Let me just tell you this right quick, and then I’ll shut up because this is what’s coming to my mind. Yesterday I was on a red carpet, and I was asked to name a word that describes a Black woman. And the first thing that came to my mind, which is so on brand with me, is I said Cinnabon. It was the first thing on my mind. So I go Cinnabon, and then I was like, ‘Oh s**t. Like, what does that mean, honey?’ And I was like, ‘Well, we are well-rounded, you know?’And I’m like, ‘Well, we are really sweet. We have layers.’ But what I thought about it this morning, and what came to mind was there is not one word or words that I want to describe a Black woman with because we are all so freaking different. So I don’t know what word is going to describe you, Brenda. I know what word can describe me, or a couple, or few are a lot of words actually to describe me, but I can’t say. I don’t want to call us strong or you know, the cliché things that they would say about a black woman, independent….she’s strong, she this…– because some of us are not. And it’s OK for us to define ourselves in our own words.
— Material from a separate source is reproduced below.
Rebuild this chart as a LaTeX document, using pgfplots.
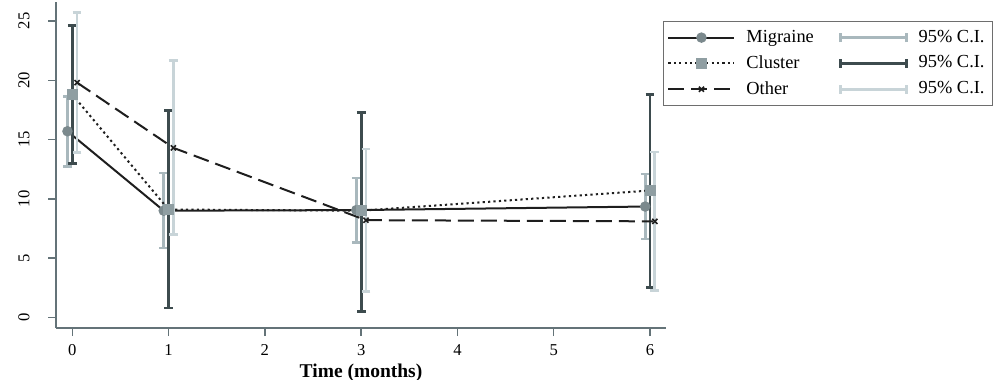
\documentclass[border=0pt]{standalone}
\usepackage{fontspec}
\setmainfont{Liberation Serif}
\usepackage{pgfplots}
\pgfplotsset{compat=1.18}
\definecolor{spine}{RGB}{100,115,120}
\definecolor{ciA}{RGB}{169,184,189}
\definecolor{ciB}{RGB}{61,75,78}
\definecolor{ciC}{RGB}{200,212,216}
\definecolor{mkA}{RGB}{123,137,141}
\definecolor{mkB}{RGB}{143,158,162}
\definecolor{ln}{RGB}{30,30,30}
\definecolor{lgd}{RGB}{110,110,110}
\pgfplotsset{
  lineleg/.style={legend image code/.code={\draw[##1, mark repeat=2, mark phase=2] plot coordinates {(0bp,0bp) (16.5bp,0bp) (33bp,0bp)};}},
  cileg/.style={legend image code/.code={\draw[draw=#1, line width=1.4bp] (0bp,0bp) -- (33bp,0bp) (0bp,-2.2bp) -- (0bp,2.2bp) (33bp,-2.2bp) -- (33bp,2.2bp);}},
  ci/.style={draw=none, mark=none, cileg=#1,
    error bars/.cd, y dir=both, y explicit, error mark=-,
    error bar style={draw=#1, line width=1.4bp, solid},
    error mark options={rotate=90, mark size=2.2bp, draw=#1, line width=1.4bp, solid}},
}
\begin{document}
\begin{tikzpicture}
\useasboundingbox (-28bp,-26bp) rectangle (472bp,164bp);
\begin{axis}[
  at={(0,0)}, anchor=south west,
  scale only axis, width=305bp, height=163bp,
  xmin=-0.169, xmax=6.166, ymin=-0.894, ymax=26.6,
  axis lines*=left,
  axis line style={spine, line width=0.75bp},
  every tick/.style={spine, line width=0.75bp},
  tick align=outside, major tick length=4bp,
  xtick={0,...,6}, ytick={0,5,...,25},
  /pgf/number format/assume math mode=true,
  tick label style={font=\fontsize{8.3bp}{9.5bp}\selectfont, text=black},
  xticklabel style={anchor=base, yshift=-9.8bp},
  yticklabel style={xshift=-9.3bp, rotate=90, anchor=base},
  xlabel={Time (months)},
  xlabel style={at={(axis description cs:0.5,0)}, anchor=base, yshift=-24.5bp, font=\bfseries\fontsize{9.75bp}{11bp}\selectfont},
  legend columns=2,
  legend style={at={(axis description cs:0.995,0.942)}, anchor=north west,
    draw=lgd, line width=0.5bp, font=\fontsize{9.2bp}{10bp}\selectfont,
    inner xsep=2bp, inner ysep=2.3bp, row sep=1.1bp,
    /tikz/every odd column/.append style={column sep=3.5bp},
    /tikz/every even column/.append style={column sep=10.5bp},
    cells={anchor=west}},
  clip=false,
]
% Migraine
\addplot[ln, line width=1bp, solid, mark=*, mark size=2.1bp, mark options={solid, fill=mkA, draw=mkA}, lineleg]
  coordinates {(-0.05,15.7) (0.95,9.0) (2.95,9.05) (5.95,9.35)};
\addlegendentry{Migraine}
\addplot[ci=ciA]
  coordinates {(-0.05,15.65) +- (0,2.95) (0.95,9.015) +- (0,3.165) (2.95,9.035) +- (0,2.715) (5.95,9.35) +- (0,2.74)};
\addlegendentry{95\% C.I.\hspace{10.5bp}}
% Cluster
\addplot[ln, line width=1bp, dash pattern=on 1.1bp off 1.6bp, mark=square*, mark size=2.25bp, mark options={solid, fill=mkB, draw=mkB}, lineleg]
  coordinates {(0,18.8) (1,9.1) (3,9.0) (6,10.7)};
\addlegendentry{Cluster}
\addplot[ci=ciB]
  coordinates {(0,18.8) +- (0,5.8) (1,9.125) +- (0,8.335) (3,8.9) +- (0,8.39) (6,10.655) +- (0,8.125)};
\addlegendentry{95\% C.I.\hspace{10.5bp}}
% Other
\addplot[ln, line width=1bp, dash pattern=on 8bp off 3.5bp, mark=x, mark size=1.8bp, mark options={solid, line width=0.8bp, ln}, lineleg]
  coordinates {(0.05,19.8) (1.05,14.3) (3.05,8.2) (6.05,8.1)};
\addlegendentry{Other}
\addplot[ci=ciC]
  coordinates {(0.05,19.8) +- (0,5.9) (1.05,14.31) +- (0,7.34) (3.05,8.195) +- (0,6.005) (6.05,8.1) +- (0,5.85)};
\addlegendentry{95\% C.I.\hspace{10.5bp}}
\end{axis}
\end{tikzpicture}
\end{document}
I was just thinking about this morning, I do not want to define a Black woman by one word because I don’t know what that would be for those other Black women out there. And to come back to this whole, let’s discuss the eating disorder and everything else, we all have our stress right, our ways to cope, our ways to live in the world, our ways to just like be able to brush our teeth in the morning and get out the house to go to work. We all have our ways. And for a long time, my eating disorder was my way in order to step out of my house. I suffered a lot. But I also grew a lot. And sharing what I have gone through or what I believe this book will do will just bring me closer to people and bring me into connection with more people. And maybe people can see themselves through me, and then they, they can find their own word.